Cyclone Yasi was 'absolutely terrifying'



Cyclone Yasi was 'absolutely terrifying' -

-- Residents of northern Queensland, Australia, woke on Thursday morning to destruction wrought by Cyclone Yasi, the biggest storm to ever hit the region.

"It was absolutely terrifying," said Frank Russo, a journalist for the Innisfail Advocate who was in the town of Garradunga, a suburb of Innisfail, around 24 miles (40 kilometers) north of the eye of the storm.

With winds gusting up to 186 miles per hour (300 kilometers per hour), Russo was with his parents in their two-story "Queenslander"-style house when the category 5 storm hit.

"The winds here didn't really pick up until midnight; that's when they were at their worst. It was like having big jet engines outside your house," he said.

"You'd have things crashing into your roof. We heard a clicking that sounded like iron flying in the air, and we thought it was our roof; we thought it had gone. To be honest, I didn't have much hope for this place.

"But we were very lucky. We woke up this morning -- I only had around half an hour's sleep -- and had a look around and our roof actually stayed on."

After driving into Innisfail on Thursday morning, Russo reported that only one roof had been torn off, and damage was surprisingly light in the town.

The area's banana and sugar cane crops however are thought to be completely destroyed.

The previous category 5 cyclone to hit the region was Cyclone Larry in 2006. Compared to that storm, Innisfail had come through the storm relatively unscathed, said Russo.

Townsville resident Caillin Peacock said that he thought around 80% of trees had gone from the streets there and that there was some superficial damage to buildings. Only 10% of the city has power, he said.

There are currently no reports of any serious injuries or deaths from the cyclone.

"Everybody is so relieved about that," said Russo, who has been able to use the internet and has been checking in with friends and family through email and social networking websites.

Mobile networks are functioning, but coverage is poor, he said.

The storm's center passed through the region of Mission Beach and the town of Tully 40 miles (65 kilometers) south of Innisfail where the damage is reported to be much greater. Residents hundreds of kilometers away from the Queensland coast had also prepared for the worst as the 250 mile-diameter (400 kilometer-diameter) cyclone swept inland.

Carly Wallace, a resident of Tolga, approximately 60 miles (96 kilometers) inland from Innisfail, weathered the storm at home with her sister and family.

"From 10.30 p.m. (local time) it started to pick up and the winds started to get really strong. There was a lot of stuff going across our roof. It was pretty scary," she said.

Electricity to the house and phone lines were lost at around 11 p.m.

"It was hard to get any rest. We tried to sleep, but would wake up from the strong winds howling and the windows rattling.
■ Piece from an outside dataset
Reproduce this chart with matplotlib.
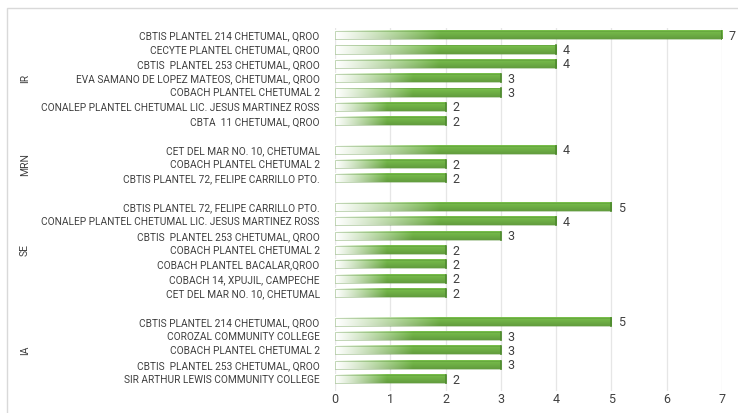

"I've never been through anything this extreme; the buildup was so big -- the satellite images of it all and the media hype," she said.

Winds were still gusting on Thursday morning when Wallace left the house to assess the damage to her house and yard.

"We feared for the worst, but it turned out to be okay, and we're very lucky. Tings aren't as bad as they are around Innisfail and Tully," she said.

"Everyone's trying to see if petrol stations are open so they can run generators. We went looking for ice, but we found there wasn't anything like that open. It's pretty much deserted."

Driving to the nearby town of Atherton, Wallace did find the local grocery store open with few provisions and two pubs serving.

"If the pubs are open, that's a good thing for the country," she joked.